Wildflower Wonders
Backyard meadow now mirrors beauty of our Texas highways
By Amy Rognlie
“For me, wildflowers are joy-giving. They have enriched my life and fed my soul and given beautiful memories to sustain me.” — Lady Bird Johnson
At our house, we created a wildflower patch that we, rather grandly for a modest 5-foot by 10-foot plot, call “The South Meadow.”
It started routinely enough when we moved the pile of decomposing firewood and realized that we had a lovely patch of ground that had not yet been designated for anything else. The first year, with fanciful visions of a thick, waist-high patch of glorious color, I raked the thin dirt hastily, dumped a bag or two of topsoil over the lumps and bumps, and threw out way too many wildflower seeds.
Then summer came. Yep, that summer. The summer where we had, oh, 75 days above 100 degrees. In a row. The poor little seedlings were thoroughly baked before they had a chance to show their stuff.
This year, my husband joined the fun with his characteristic sense of the propriety of things. “If we’re going to do this, we’re going to do it right,” he announced. With our granddaughter’s eager help, he bordered my heretofore haphazard “meadow” with landscape timbers.
He raked the soil until it was perfectly level, then added some good dirt, ruminated on the proper mix of seed, and sowed it at just the right time.
Happily, we now have seedlings of all shapes and sizes, and even some coreopsis and gaillardias that are blooming, towering over the cosmos, Indian paintbrush and California poppies that are taking their sweet time.
We first visited Texas a decade or so ago, in the springtime, when we were contemplating a move from Colorado. Little did we know that it was one of the best times of year to appreciate the beauty of the Lone Star state. As we drove and drove and drove through Texas on that long trip, we marveled at the stunning swaths of wildflowers flowing like rivers of color beside the highways. It wasn’t until after we settled in Central Texas that we learned some of the history of the roadside wildflower patches.
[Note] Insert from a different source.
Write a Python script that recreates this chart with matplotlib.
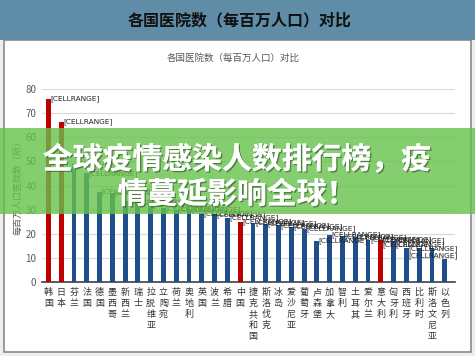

According to the Texas Department of Transportation, highway officials started to notice as early as 1917 that wildflowers were some of the first plants to reappear after road construction. They hired a landscape architect to nurture and encourage wildflower growth along the highways, and by the 1930s, delayed mowing each spring until after the wildflower season was over.
In 1965, the Texas’ Highway Beautification Act, championed by Lady Bird Johnson, was signed into law by her husband, President Lyndon B. Johnson. This legislation limited billboards, junkyards and outdoor advertising, further laying the groundwork for the widescale conservation and beautification efforts that we notice along so many highways in our state today. Currently, TxDOT buys and sows 30,000 pounds of wildflower seed a year, resulting in over 5,000 species of wildflowers and native grasses flourishing along thousands of miles of Texas highways. Tourists and photographers come from all over the world to appreciate the place we proudly call home.
Now, if only I could get my own humble little meadow to thrive like that, I’d be one happy gardener.